General Physical Health Advice for People with Serious Mental Illness

In serious mental illness physical healthcare advice might possibly improve health-related quality of life in the mental but not in physical component, although the evidence is insufficient. Level of evidence: "D"

A Cochrane review [Abstract] 1 included 7 RCTs with a total of 1113 subjects. They had severe mental illness in 3 trials, while in other studies the mental illness was not defined. The trials used different methods of delivering general physical health advice, but methods were comparable as all fell under the definition of general physical healthcare advice. Standard care was the most common comparator. Length of studies ranged from 6 weeks to 18 months. Only comparison "physical health advice vs. standard care" included more than one study. For measures of quality of life no difference was found in a study (MD Lehman scale 0.00, CI -0.67 to 0.67; n = 54) but found in 2 other trials (Quality of Life Medical Outcomes Scale - mental component MD 3.70, CI 1.76 to 5.64; 2 RCTs, n = 487). There was no difference between groups for the outcome of death (RR 0.98, CI 0.27 to 3.56; 2 RCTs, n = 487). For service use two studies presented favourable results for health advice, uptake of ill-health prevention services was significantly greater in the advice group (MD 36.90, CI 33.07 to 40.73; 1 RCT, n = 363) and service use: one or more primary care visit was significantly higher in the advice group (RR 1.77, CI 1.09 to 2.85; 1 RCT, n = 80). Economic data were equivocal. Attrition was large (>30%) but similar for both groups (RR 1.11, CI 0.92 to 1.35; 6 RCTs, n = 964). Comparisons of one type of physical healthcare advice with another were grossly underpowered and equivocal.
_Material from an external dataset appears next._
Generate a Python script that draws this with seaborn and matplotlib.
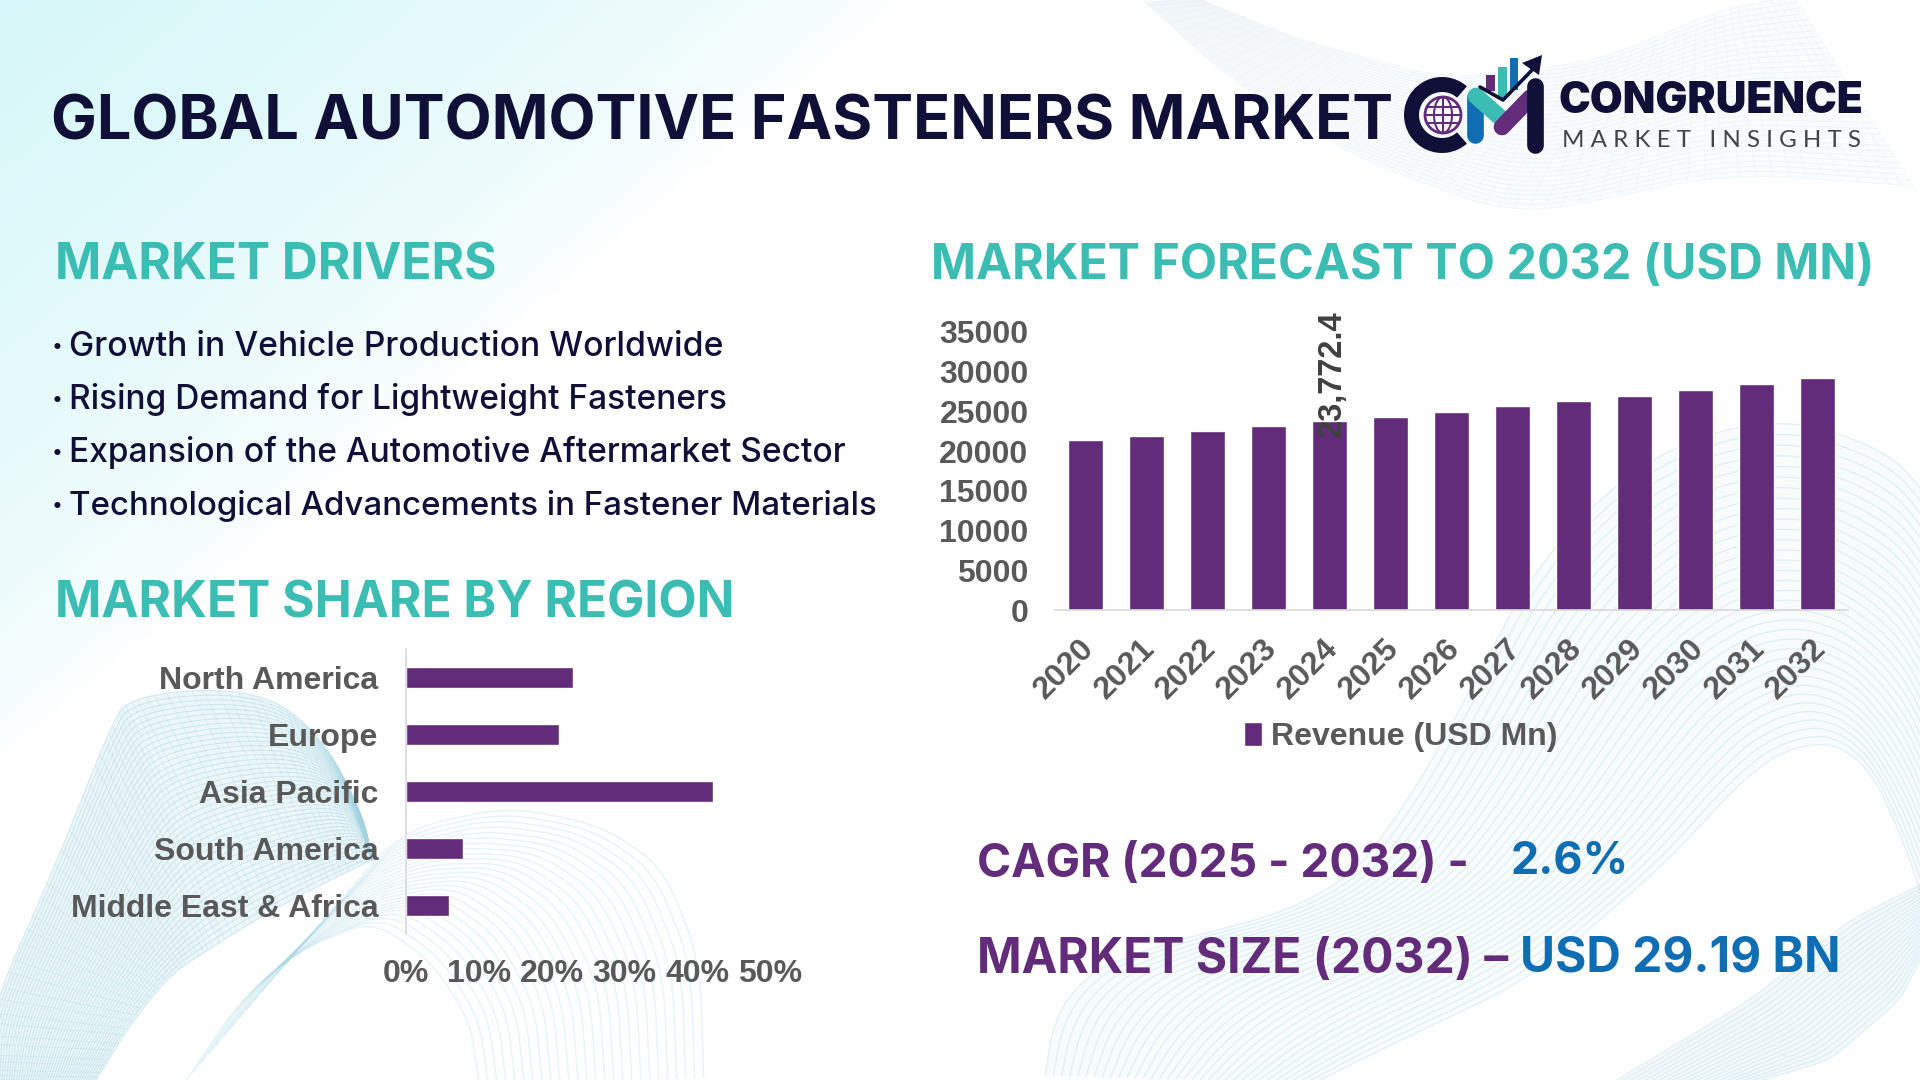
import numpy as np
import pandas as pd
import matplotlib
matplotlib.use("Agg")
import matplotlib.pyplot as plt
from matplotlib.patches import Circle, Ellipse, Polygon, Rectangle, Wedge
from matplotlib.transforms import ScaledTranslation
import seaborn as sns

years = ["2020", "2021", "2022", "2023", "2024", "2025", "2026", "2027", "2028", "2029", "2030", "2031", "2032"]
revenue = [21400, 21900, 22550, 23170, 23772.4, 24300, 24950, 25680, 26300, 26950, 27700, 28450, 29190]
regions = ["North America", "Europe", "Asia Pacific", "South America", "Middle East & Africa"]
region_share = [23, 21, 42.2, 7.8, 5.9]
drivers = [
    "Growth in Vehicle Production Worldwide",
    "Rising Demand for Lightweight Fasteners",
    "Expansion of the Automotive Aftermarket Sector",
    "Technological Advancements in Fastener Materials",
]

PURPLE = "#622c7a"
TEAL = "#3cbdb4"
NAVY = "#0f0f38"
BLUE = "#0f6db3"
GREY = "#595959"
MESH = "#9fd3e2"

sns.set_theme(style="white")
plt.rcParams["font.family"] = ["Inter", "DejaVu Sans"]

fig = plt.figure(figsize=(19.2, 10.8), dpi=100, facecolor="white")
renderer = fig.canvas.get_renderer()

# full page axes in pixel units, used for the background, headings and logo
page = fig.add_axes([0, 0, 1, 1], zorder=0)
page.set_xlim(0, 1920)
page.set_ylim(1080, 0)
page.axis("off")


def smooth(pts, n=240, win=31):
    pts = np.array(pts, dtype=float)
    t = np.linspace(0, 1, len(pts))
    u = np.linspace(0, 1, n)
    out = []
    for k in range(2):
        v = np.interp(u, t, pts[:, k])
        v = np.concatenate([np.full(win, v[0]), v, np.full(win, v[-1])])
        out.append(np.convolve(v, np.ones(win) / win, mode="same")[win:-win])
    return np.column_stack(out)


def ribbon(outer, inner, n=40, alpha=0.35, fill=0.0, cross=0, lw=0.8, color=MESH):
    o, i = smooth(outer), smooth(inner)
    if fill:
        page.add_patch(Polygon(np.vstack([o, i[::-1]]), closed=True, fc=color, ec="none", alpha=fill))
    for f in np.linspace(0, 1, n):
        c = o * (1 - f) + i * f
        page.plot(c[:, 0], c[:, 1], color=color, lw=lw, alpha=alpha)
    for k in np.linspace(0, len(o) - 1, cross).astype(int) if cross else []:
        page.plot([o[k, 0], i[k, 0]], [o[k, 1], i[k, 1]], color=color, lw=lw * 0.7, alpha=alpha * 0.7)


def fit_text(s, x0, x1, base, color, weight="bold", family=None):
    t = page.text(x0, base, s, color=color, weight=weight, fontsize=30, va="baseline", ha="left",
                  family=family or ["Inter", "DejaVu Sans"])
    w = t.get_window_extent(renderer).width
    t.set_fontsize(30 * (x1 - x0) / w)
    return t


# pale cyan wash in the top left corner
yy, xx = np.mgrid[0:1080:270j, 0:1920:480j]
wash = np.clip(1 - (xx / 900 + yy / 760), 0, 1) ** 0.6
rgba = np.ones((270, 480, 4))
rgba[..., 0], rgba[..., 1], rgba[..., 2] = 0.84, 0.97, 0.98
rgba[..., 3] = wash
page.imshow(rgba, extent=[0, 1920, 1080, 0], aspect="auto", zorder=0, interpolation="bilinear")
page.set_xlim(0, 1920)
page.set_ylim(1080, 0)

# wave meshes
ribbon([(-10, 1090), (-10, 1010), (51, 877), (110, 727), (130, 695), (250, 687), (316, 727), (362, 810), (372, 860)],
       [(90, 1090), (133, 1020), (170, 975), (200, 955), (255, 920), (320, 885), (372, 860), (372, 860), (372, 860)],
       n=45, alpha=0.4, fill=0.18, cross=70)
ribbon([(372, 860), (420, 825), (510, 807), (600, 825), (663, 867), (700, 960), (704, 1090)],
       [(180, 1090), (240, 1000), (300, 950), (372, 920), (430, 960), (470, 1020), (480, 1090)],
       n=26, alpha=0.26, lw=1.0)
ribbon([(1043, 1090), (1058, 991), (1144, 946), (1327, 905), (1401, 815), (1468, 695), (1560, 520), (1728, 410),
        (1880, 440), (1930, 500)],
       [(1300, 1090), (1400, 1040), (1530, 980), (1600, 920), (1680, 850), (1740, 780), (1800, 740), (1860, 750),
        (1900, 830), (1930, 920)],
       n=34, alpha=0.28, fill=0.06, lw=1.0)
ribbon([(1600, 1090), (1750, 1000), (1850, 920), (1930, 880)],
       [(1730, 1090), (1830, 1060), (1900, 1000), (1930, 940)],
       n=20, alpha=0.3, fill=0.12)
ribbon([(1137, -5), (1231, 80), (1361, 160), (1518, 217), (1728, 173), (1930, 187)],
       [(1190, -5), (1300, 40), (1450, 80), (1600, 60), (1720, 10), (1800, -5)],
       n=34, alpha=0.14, fill=0.05, cross=60, color="#b5d5e8")

# headings and text blocks
fit_text("GLOBAL AUTOMOTIVE FASTENERS MARKET", 51, 1393, 140, NAVY)
fit_text("MARKET DRIVERS", 55, 497, 279, TEAL)
fit_text("MARKET SHARE BY REGION", 55, 735, 618, TEAL)
fit_text("MARKET FORECAST TO 2032 (USD MN)", 931, 1873, 279, TEAL)
for s, x1, base in zip(drivers, [723, 727, 846, 878], [356, 409, 462, 515]):
    page.text(52, base - 4, "•", color=NAVY, fontsize=14, va="baseline", ha="left")
    fit_text(s, 69, x1, base, NAVY, weight="medium")
fit_text("CAGR (2025 - 2032) -", 977, 1469, 877, PURPLE)
fit_text("2.6%", 1511, 1629, 874, BLUE)
fit_text("MARKET SIZE (2032) –", 977, 1507, 973, PURPLE)
fit_text("USD 29.19 BN", 1520, 1840, 972, BLUE)

# logo
page.add_patch(Wedge((1442, 115), 38, 49, 311, width=15, fc=NAVY, ec="none", zorder=5))
page.add_patch(Circle((1443, 115), 18, fc="white", ec=PURPLE, lw=2, zorder=5))
page.add_patch(Ellipse((1443, 115), 18, 36, fc="none", ec=PURPLE, lw=1.5, zorder=5))
for dy in (-8, 0, 8):
    half = np.sqrt(18 ** 2 - dy ** 2)
    page.plot([1443 - half, 1443 + half], [115 + dy, 115 + dy], color=PURPLE, lw=1.5, zorder=5)
page.plot([1443, 1443], [97, 133], color=PURPLE, lw=1.5, zorder=5)
for x, y, w, h, c in [(1486, 75, 9, 16, PURPLE), (1498, 67, 9, 32, TEAL), (1510, 58, 8, 32, BLUE)]:
    page.add_patch(Rectangle((x, y), w, h, fc=c, ec="none", zorder=5))
page.plot([1475, 1475], [97, 135], color=BLUE, lw=12, solid_capstyle="round", zorder=5)
page.plot([1476, 1503], [96, 120], color=TEAL, lw=12, solid_capstyle="round", zorder=6)
page.plot([1502, 1530], [127, 98], color=PURPLE, lw=12, solid_capstyle="round", zorder=6)
page.plot([1535, 1535], [86, 145], color=NAVY, lw=12, solid_capstyle="round", zorder=6)
page.plot([1480, 1503, 1535], [87, 100, 67], color=NAVY, lw=2.6, zorder=7)
page.add_patch(Polygon([(1542, 55), (1522, 63), (1539, 75)], fc=NAVY, ec="none", zorder=7))
fit_text("CONGRUENCE", 1558, 1863, 113, NAVY, weight="black")
fit_text("M A R K E T   I N S I G H T S", 1562, 1860, 147, "#444444", weight="normal",
         family=["Lato", "DejaVu Sans"])


def pixel_axes(x0, x1, y0, y1):
    ax = fig.add_axes([x0 / 1920, 1 - y1 / 1080, (x1 - x0) / 1920, (y1 - y0) / 1080], zorder=2)
    ax.patch.set_alpha(0)
    for s in ax.spines.values():
        s.set_visible(False)
    return ax


def style_labels(labels):
    for lab in labels:
        lab.set_family(["Liberation Sans", "DejaVu Sans"])
        lab.set_fontweight("bold")
        lab.set_fontsize(23)
        lab.set_color(GREY)


# forecast bars
df_rev = pd.DataFrame({"year": years, "revenue": revenue})
ax1 = pixel_axes(1055, 1848, 332, 610)
sns.barplot(data=df_rev, x="year", y="revenue", color=PURPLE, width=0.58, saturation=1,
            label="Revenue (USD Mn)", ax=ax1)
ax1.set_xlim(-0.5, 12.5)
ax1.set_ylim(0, 35000)
ax1.set_yticks(range(0, 35001, 5000))
ax1.set_xlabel("")
ax1.set_ylabel("")
ax1.spines["bottom"].set_visible(True)
ax1.spines["bottom"].set_color("#d9d9d9")
ax1.spines["bottom"].set_linewidth(1.2)
ax1.tick_params(axis="y", length=0, pad=19)
ax1.tick_params(axis="x", length=0, pad=17)
style_labels(ax1.get_yticklabels())
style_labels(ax1.get_xticklabels())
shift = ScaledTranslation(-7 / 100, 0, fig.dpi_scale_trans)
for lab in ax1.get_xticklabels():
    lab.set_rotation(45)
    lab.set_ha("right")
    lab.set_rotation_mode("anchor")
    lab.set_transform(lab.get_transform() + shift)
ax1.annotate(f"{revenue[4]:,.1f}", xy=(4, revenue[4]), xytext=(3, -16), textcoords="offset pixels",
             rotation=90, ha="center", va="bottom", fontsize=23.5, fontweight="bold", color="#404040",
             family=["Liberation Sans", "DejaVu Sans"], annotation_clip=False)
leg = ax1.legend(loc="center", bbox_to_anchor=(1401 / 1920, 1 - 737 / 1080), bbox_transform=fig.transFigure,
                 frameon=False, handlelength=0.55, handleheight=0.75, handletextpad=0.3, borderpad=0,
                 prop={"family": ["Liberation Sans", "DejaVu Sans"], "weight": "bold", "size": 23},
                 labelcolor=GREY)

# region share bars
df_reg = pd.DataFrame({"region": regions, "share": region_share})
ax2 = pixel_axes(406, 770, 649, 934)
sns.barplot(data=df_reg, x="share", y="region", color=PURPLE, width=0.36, saturation=1, orient="h", ax=ax2)
ax2.set_xlim(0, 50)
ax2.set_ylim(4.5, -0.5)
ax2.set_xticks(range(0, 51, 10))
ax2.set_xticklabels([f"{v}%" for v in range(0, 51, 10)])
ax2.set_xlabel("")
ax2.set_ylabel("")
ax2.spines["left"].set_visible(True)
ax2.spines["left"].set_color("#d9d9d9")
ax2.spines["left"].set_linewidth(1.2)
ax2.tick_params(axis="y", length=0, pad=20)
ax2.tick_params(axis="x", length=0, pad=18)
style_labels(ax2.get_yticklabels())
style_labels(ax2.get_xticklabels())

fig.savefig("out.png", dpi=100)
Comment: The quality of the evidence is downgraded by study quality (inadequate allocation concealment, more than 20% loss to follow-up), inconsistency (heterogeneity in patients, interventions and outcomes), and imprecise results (few studies for each comparison).

    References

    • Tosh G, Clifton AV, Xia J et al. General physical health advice for people with serious mental illness. Cochrane Database Syst Rev 2014;3():CD008567. [PubMed].